Avec des « si », on mettrait Paris en bouteille, dit-on. Avec des « si », oui, le Rwanda aurait déjà cessé d’être ; de justesse, le pire a été évité en 1994 déjà, ce qui n’a pas empêché un général de déclarer que SI il avait pu bénéficier d’assez de temps, il aurait réglé le sort d’un million de ses concitoyens. Rêver permet donc s’évader des réalités autrement plus dures. De s’inventer une suite. Après la toute puissance vantée des services secrets (beaucoup ont su tromper leur vigilance et leurs échecs ne se comptent plus), l’invincibilité de l’armée (incapable d’éradiquer les Fdlr), après la sympathie des Occidentaux coupables/complices (il y a une réelle inflexion dans leur rapports avec l’Afandie), après la discipline des dirigeants (le Mapping report a mis à nu le sérieux du régime), quelle suite écrire pour le Rwanda si, dans son égarement, le fou trébuche sur la vérité (aramutse asaze akagwa kw’ijambo) ? C’est-à-dire s’il se résout (malgré lui) à négocier. Poser la question c’est, bien des fois, y répondre et, la mienne de réponse, est que si demain par la grâce de saint Gihanga, le général consentait à négocier, cela prendrait terriblement de court beaucoup de ceux qui réclament son effacement de la scène politique rwandaise. Se présenteraient-ils en bon ordre ou dispersé ? Auront-ils les mêmes visées ou leur compétition impliquera des croc-en-jambes regrettables puisque profitable au has been Kagame ? Les réponses divergeront autant qu’elles susciteront moult polémiques.

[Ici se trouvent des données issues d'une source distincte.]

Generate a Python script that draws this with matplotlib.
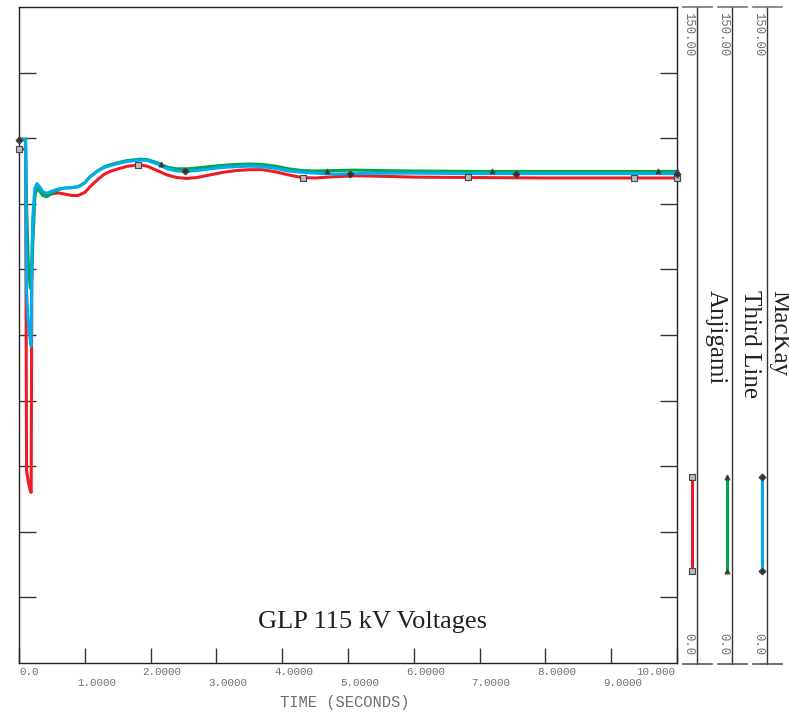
import numpy as np
import matplotlib
matplotlib.use('Agg')
import matplotlib.pyplot as plt
from matplotlib.lines import Line2D

# Datos (tiempo en s, tension en kV)
tiempo = [0.0, 0.10, 0.115, 0.14, 0.17, 0.185, 0.195, 0.21, 0.24, 0.27, 0.31, 0.36,
          0.42, 0.5, 0.6, 0.7, 0.8, 0.9, 1.0, 1.08, 1.2, 1.3, 1.4, 1.53, 1.65, 1.84,
          1.95, 2.1, 2.25, 2.4, 2.55, 2.7, 2.9, 3.1, 3.3, 3.5, 3.7, 3.9, 4.1, 4.3,
          4.5, 4.8, 5.1, 5.5, 6.0, 7.0, 8.0, 9.0, 10.0]

anjigami = [117.5, 117.5, 44.0, 41.5, 39.5, 39.0, 90.0, 100.0, 107.0, 108.5, 108.3, 107.3,
            107.0, 107.3, 107.5, 107.2, 106.9, 106.9, 107.6, 108.9, 110.6, 111.8, 112.5, 113.1, 113.6, 113.9,
            113.6, 112.6, 111.6, 111.0, 110.8, 111.0, 111.6, 112.2, 112.6, 112.8, 112.8, 112.3, 111.6, 111.0,
            110.9, 111.2, 111.4, 111.3, 111.1, 111.0, 110.9, 110.9, 110.9]

third_line = [119.8, 119.8, 105.0, 92.0, 86.0, 85.5, 89.0, 96.0, 106.5, 108.8, 108.0, 106.9,
              106.6, 107.4, 108.3, 108.6, 108.7, 108.9, 109.8, 111.2, 112.6, 113.5, 114.0, 114.5, 114.9, 115.2,
              115.1, 114.4, 113.4, 113.0, 113.0, 113.2, 113.5, 113.8, 114.0, 114.1, 114.0, 113.6, 113.0, 112.6,
              112.5, 112.6, 112.7, 112.6, 112.5, 112.4, 112.4, 112.4, 112.4]

mackay = [119.6, 119.6, 85.0, 78.0, 74.0, 72.5, 92.0, 102.0, 108.5, 109.6, 109.0, 107.8,
          107.4, 107.9, 108.4, 108.6, 108.7, 108.9, 109.8, 111.2, 112.5, 113.3, 113.8, 114.3, 114.7, 115.0,
          114.9, 114.1, 113.0, 112.5, 112.4, 112.6, 113.0, 113.3, 113.5, 113.6, 113.5, 113.1, 112.5, 112.2,
          112.0, 111.8, 111.9, 112.0, 112.0, 111.9, 111.9, 111.9, 111.9]

nombres = ['Anjigami', 'Third Line', 'MacKay']
colores = ['#ed1c24', '#00a651', '#00aeef']
marcadores = ['s', '^', 'D']
t_marcas = [[0.0, 1.81, 4.32, 6.83, 9.35, 10.0],
            [0.0, 2.16, 4.68, 7.19, 9.71, 10.0],
            [0.0, 2.52, 5.03, 7.55, 10.0]]
x_ticks = [0, 1, 2, 3, 4, 5, 6, 7, 8, 9, 10]
x_labels = ['0.0', '1.0000', '2.0000', '3.0000', '4.0000', '5.0000',
            '6.0000', '7.0000', '8.0000', '9.0000', '10.000']

W, H = 789, 713
fig = plt.figure(figsize=(W / 100, H / 100), dpi=100)


def fx(x):
    return x / W


def fy(y):
    return 1 - y / H


mono = 'Liberation Mono'
serif = 'Liberation Serif'
gris = '#707070'

ax = fig.add_axes([fx(19), fy(663), fx(677) - fx(19), fy(7) - fy(663)])
ax.set_xlim(0, 10)
ax.set_ylim(0, 150)
for s in ax.spines.values():
    s.set_color('#222222')
    s.set_linewidth(1.0)

series = [anjigami, third_line, mackay]
for datos, c, m, tm in zip(series, colores, marcadores, t_marcas):
    ax.plot(tiempo, datos, color=c, lw=2.2, solid_joinstyle='round', zorder=2)
    ym = np.interp(tm, tiempo, datos)
    ax.plot(tm, ym, ls='none', marker=m, ms=5 if m == 's' else 3.5,
            mfc='#bbbbbb' if m == 's' else '#333333', mec='#444444', mew=0.8,
            zorder=3, clip_on=False)

ax.set_yticks(np.arange(15, 150, 15))
ax.set_yticklabels([])
ax.tick_params(axis='y', direction='in', length=12, width=1, color='#333333',
               left=True, right=True)
ax.set_xticks(x_ticks)
ax.set_xticklabels([])
ax.tick_params(axis='x', direction='in', length=10.5, width=1, color='#333333')

for i, (t, lab) in enumerate(zip(x_ticks, x_labels)):
    dy = -9 if i % 2 == 0 else -20
    if i == 0:
        dx, ha = 0, 'left'
    elif i == len(x_ticks) - 1:
        dx, ha = -2, 'right'
    else:
        dx, ha = -8, 'left'
    ax.annotate(lab, xy=(t, 0), xycoords=('data', 'axes fraction'),
                xytext=(dx * 0.72, dy * 0.72), textcoords='offset points',
                ha=ha, va='center', fontsize=7.8, family=mono, color=gris)

fig.text(fx(345), fy(703), 'TIME (SECONDS)', ha='center', va='center',
         fontsize=11.2, family=mono, color=gris)
fig.text(fx(373), fy(628), 'GLP 115 kV Voltages', ha='center', va='baseline',
         fontsize=19, family=serif, color='#222222')

# Paneles de la leyenda a la derecha
x_lineas = [697, 732, 767]
x_textos = [716, 749.5, 779]
for xl, xt, nombre, c, m in zip(x_lineas, x_textos, nombres, colores, marcadores):
    fig.add_artist(Line2D([fx(xl), fx(xl)], [fy(7), fy(664)], color='#333333', lw=1.0))
    fig.add_artist(Line2D([fx(xl - 14), fx(xl + 15)], [fy(7), fy(7)], color='#777777', lw=1.2))
    fig.add_artist(Line2D([fx(xl - 14), fx(xl + 15)], [fy(664), fy(664)], color='#555555', lw=1.2))
    fig.text(fx(xl - 9), fy(12), '150.00', rotation=-90, ha='center', va='top',
             fontsize=8.8, family=mono, color=gris)
    fig.text(fx(xl - 9), fy(655), '0.0', rotation=-90, ha='center', va='bottom',
             fontsize=8.8, family=mono, color=gris)
    fig.add_artist(Line2D([fx(xl - 5), fx(xl - 5)], [fy(477), fy(571)], color=c, lw=2.2))
    fig.add_artist(Line2D([fx(xl - 5), fx(xl - 5)], [fy(477), fy(571)], ls='none',
                          marker=m, ms=5 if m == 's' else 3.5,
                          mfc='#bbbbbb' if m == 's' else '#333333', mec='#444444', mew=0.8))
    fig.text(fx(xt), fy(290), nombre, rotation=-90, ha='center', va='top',
             fontsize=18, family=serif, color='#222222')

fig.savefig('out.png', dpi=100)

Rassurez-vous : il ne s’agissait là que d’un rêve, sauf que, comme l’a un jour écrit le romancier Réjean Bonenfant, « à trop rêver le monde, on en vient à préférer le rêve au monde ». La psychologue Victoria Torey Lynn Hayden (dit Torey Hayden) disait quant à elle : « Heureux ceux qui cultivent des rêves. Mais, les rêves exigent des sacrifices et peu de rêveurs survivent ».